Copy each line below exactly and leave the pictures out.
* * *
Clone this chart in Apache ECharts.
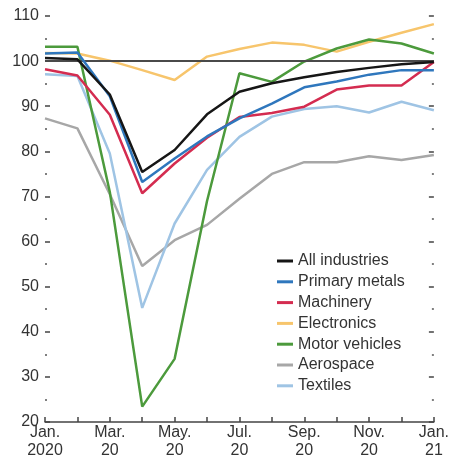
<!DOCTYPE html>
<html>
<head>
<meta charset="utf-8">
<script src="https://cdn.jsdelivr.net/npm/echarts@6/dist/echarts.min.js"></script>
<style>
  html, body { margin: 0; padding: 0; background: #fff; }
  #chart { width: 452px; height: 468px; }
</style>
</head>
<body>
<div id="chart"></div>
<script>
const months = ["Jan.\n2020", "Feb.\n20", "Mar.\n20", "Apr.\n20", "May.\n20", "Jun.\n20", "Jul.\n20", "Aug.\n20", "Sep.\n20", "Oct.\n20", "Nov.\n20", "Dec.\n20", "Jan.\n21"];
const allIndustries = [100.7, 100.4, 92.6, 75.4, 80.3, 88.2, 93.2, 95.1, 96.4, 97.6, 98.5, 99.3, 99.8];
const primaryMetals = [101.7, 101.9, 92.2, 73.2, 78.4, 83.3, 87.3, 90.6, 94.2, 95.5, 97.0, 98.0, 98.0];
const machinery = [98.2, 96.8, 88.1, 70.7, 77.3, 83.0, 87.6, 88.5, 89.9, 93.7, 94.6, 94.6, 99.8];
const electronics = [101.8, 101.7, 100.1, 98.0, 95.8, 101.0, 102.7, 104.1, 103.6, 102.1, 104.3, 106.3, 108.2];
const motorVehicles = [103.2, 103.2, 71.0, 23.4, 34.0, 69.0, 97.3, 95.4, 99.9, 102.8, 104.8, 103.9, 101.7];
const aerospace = [87.3, 85.1, 70.5, 54.6, 60.3, 63.7, 69.5, 75.0, 77.6, 77.6, 78.9, 78.1, 79.2];
const textiles = [97.1, 96.7, 79.5, 45.3, 64.0, 75.9, 83.2, 87.7, 89.4, 90.0, 88.6, 91.0, 89.1];
const referenceLevel = 100;
const yMin = 20, yMax = 110, yStep = 10;

const FONT = "'Liberation Sans', Arial, sans-serif";
const TXT = '#333';

const chart = echarts.init(document.getElementById('chart'), null, { renderer: 'canvas' });

function line(name, data, color, z, extra) {
  return Object.assign({
    name: name,
    type: 'line',
    data: data,
    symbol: 'none',
    showSymbol: false,
    z: z,
    lineStyle: { color: color, width: 2.5 },
    itemStyle: { color: color },
    emphasis: { disabled: true },
    animation: false
  }, extra || {});
}

const yAxisCommon = {
  type: 'value',
  min: yMin,
  max: yMax,
  interval: yStep,
  axisLine: { show: false },
  splitLine: { show: false },
  axisTick: { show: true, inside: true, length: 5, lineStyle: { color: '#444', width: 1.5 } },
  minorTick: { show: true, splitNumber: 2, length: 2, lineStyle: { color: '#555', width: 1.5 } }
};

const option = {
  backgroundColor: '#fff',
  animation: false,
  grid: { left: 45, right: 13, top: 16, bottom: 46, containLabel: false },
  legend: {
    orient: 'vertical',
    left: 272,
    top: 248,
    icon: 'rect',
    itemWidth: 16,
    itemHeight: 3,
    itemGap: 4.8,
    selectedMode: false,
    textStyle: { color: TXT, fontSize: 16, fontFamily: FONT, lineHeight: 16 },
    data: ['All industries', 'Primary metals', 'Machinery', 'Electronics', 'Motor vehicles', 'Aerospace', 'Textiles']
  },
  xAxis: {
    type: 'category',
    data: months,
    boundaryGap: false,
    axisLine: { show: true, lineStyle: { color: '#444', width: 1.5 } },
    axisTick: { show: true, inside: true, length: 5, interval: 0, lineStyle: { color: '#444', width: 1.5 } },
    axisLabel: { interval: 1, color: TXT, fontSize: 16, lineHeight: 18, margin: 2, fontFamily: FONT },
    splitLine: { show: false }
  },
  yAxis: [
    Object.assign({}, yAxisCommon, {
      position: 'left',
      axisLabel: { show: true, color: TXT, fontSize: 16, margin: 6, fontFamily: FONT }
    }),
    Object.assign({}, yAxisCommon, {
      position: 'right',
      axisLabel: { show: false }
    })
  ],
  series: [
    line('All industries', allIndustries, '#161616', 7, {
      markLine: {
        silent: true,
        symbol: 'none',
        label: { show: false },
        animation: false,
        lineStyle: { color: '#4a4a4a', width: 2, type: 'solid' },
        data: [{ yAxis: referenceLevel }]
      }
    }),
    line('Primary metals', primaryMetals, '#2f77bd', 6),
    line('Machinery', machinery, '#d42c50', 5),
    line('Electronics', electronics, '#f7c56c', 3),
    line('Motor vehicles', motorVehicles, '#4c9a3c', 4),
    line('Aerospace', aerospace, '#a7a7a7', 2),
    line('Textiles', textiles, '#9fc4e4', 2)
  ]
};

chart.setOption(option);
</script>
</body>
</html>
* * *
The result:
Clone this chart in Apache ECharts.
<!DOCTYPE html>
<html>
<head>
<meta charset="utf-8">
<script src="https://cdn.jsdelivr.net/npm/echarts@6/dist/echarts.min.js"></script>
<style>
  html, body { margin: 0; padding: 0; background: #fff; }
  #chart { width: 452px; height: 468px; }
</style>
</head>
<body>
<div id="chart"></div>
<script>
const months = ["Jan.\n2020", "Feb.\n20", "Mar.\n20", "Apr.\n20", "May.\n20", "Jun.\n20", "Jul.\n20", "Aug.\n20", "Sep.\n20", "Oct.\n20", "Nov.\n20", "Dec.\n20", "Jan.\n21"];
const allIndustries = [100.7, 100.4, 92.6, 75.4, 80.3, 88.2, 93.2, 95.1, 96.4, 97.6, 98.5, 99.3, 99.8];
const primaryMetals = [101.7, 101.9, 92.2, 73.2, 78.4, 83.3, 87.3, 90.6, 94.2, 95.5, 97.0, 98.0, 98.0];
const machinery = [98.2, 96.8, 88.1, 70.7, 77.3, 83.0, 87.6, 88.5, 89.9, 93.7, 94.6, 94.6, 99.8];
const electronics = [101.8, 101.7, 100.1, 98.0, 95.8, 101.0, 102.7, 104.1, 103.6, 102.1, 104.3, 106.3, 108.2];
const motorVehicles = [103.2, 103.2, 71.0, 23.4, 34.0, 69.0, 97.3, 95.4, 99.9, 102.8, 104.8, 103.9, 101.7];
const aerospace = [87.3, 85.1, 70.5, 54.6, 60.3, 63.7, 69.5, 75.0, 77.6, 77.6, 78.9, 78.1, 79.2];
const textiles = [97.1, 96.7, 79.5, 45.3, 64.0, 75.9, 83.2, 87.7, 89.4, 90.0, 88.6, 91.0, 89.1];
const referenceLevel = 100;
const yMin = 20, yMax = 110, yStep = 10;

const FONT = "'Liberation Sans', Arial, sans-serif";
const TXT = '#333';

const chart = echarts.init(document.getElementById('chart'), null, { renderer: 'canvas' });

function line(name, data, color, z, extra) {
  return Object.assign({
    name: name,
    type: 'line',
    data: data,
    symbol: 'none',
    showSymbol: false,
    z: z,
    lineStyle: { color: color, width: 2.5 },
    itemStyle: { color: color },
    emphasis: { disabled: true },
    animation: false
  }, extra || {});
}

const yAxisCommon = {
  type: 'value',
  min: yMin,
  max: yMax,
  interval: yStep,
  axisLine: { show: false },
  splitLine: { show: false },
  axisTick: { show: true, inside: true, length: 5, lineStyle: { color: '#444', width: 1.5 } },
  minorTick: { show: true, splitNumber: 2, length: 2, lineStyle: { color: '#555', width: 1.5 } }
};

const option = {
  backgroundColor: '#fff',
  animation: false,
  grid: { left: 45, right: 13, top: 16, bottom: 46, containLabel: false },
  legend: {
    orient: 'vertical',
    left: 272,
    top: 248,
    icon: 'rect',
    itemWidth: 16,
    itemHeight: 3,
    itemGap: 4.8,
    selectedMode: false,
    textStyle: { color: TXT, fontSize: 16, fontFamily: FONT, lineHeight: 16 },
    data: ['All industries', 'Primary metals', 'Machinery', 'Electronics', 'Motor vehicles', 'Aerospace', 'Textiles']
  },
  xAxis: {
    type: 'category',
    data: months,
    boundaryGap: false,
    axisLine: { show: true, lineStyle: { color: '#444', width: 1.5 } },
    axisTick: { show: true, inside: true, length: 5, interval: 0, lineStyle: { color: '#444', width: 1.5 } },
    axisLabel: { interval: 1, color: TXT, fontSize: 16, lineHeight: 18, margin: 2, fontFamily: FONT },
    splitLine: { show: false }
  },
  yAxis: [
    Object.assign({}, yAxisCommon, {
      position: 'left',
      axisLabel: { show: true, color: TXT, fontSize: 16, margin: 6, fontFamily: FONT }
    }),
    Object.assign({}, yAxisCommon, {
      position: 'right',
      axisLabel: { show: false }
    })
  ],
  series: [
    line('All industries', allIndustries, '#161616', 7, {
      markLine: {
        silent: true,
        symbol: 'none',
        label: { show: false },
        animation: false,
        lineStyle: { color: '#4a4a4a', width: 2, type: 'solid' },
        data: [{ yAxis: referenceLevel }]
      }
    }),
    line('Primary metals', primaryMetals, '#2f77bd', 6),
    line('Machinery', machinery, '#d42c50', 5),
    line('Electronics', electronics, '#f7c56c', 3),
    line('Motor vehicles', motorVehicles, '#4c9a3c', 4),
    line('Aerospace', aerospace, '#a7a7a7', 2),
    line('Textiles', textiles, '#9fc4e4', 2)
  ]
};

chart.setOption(option);
</script>
</body>
</html>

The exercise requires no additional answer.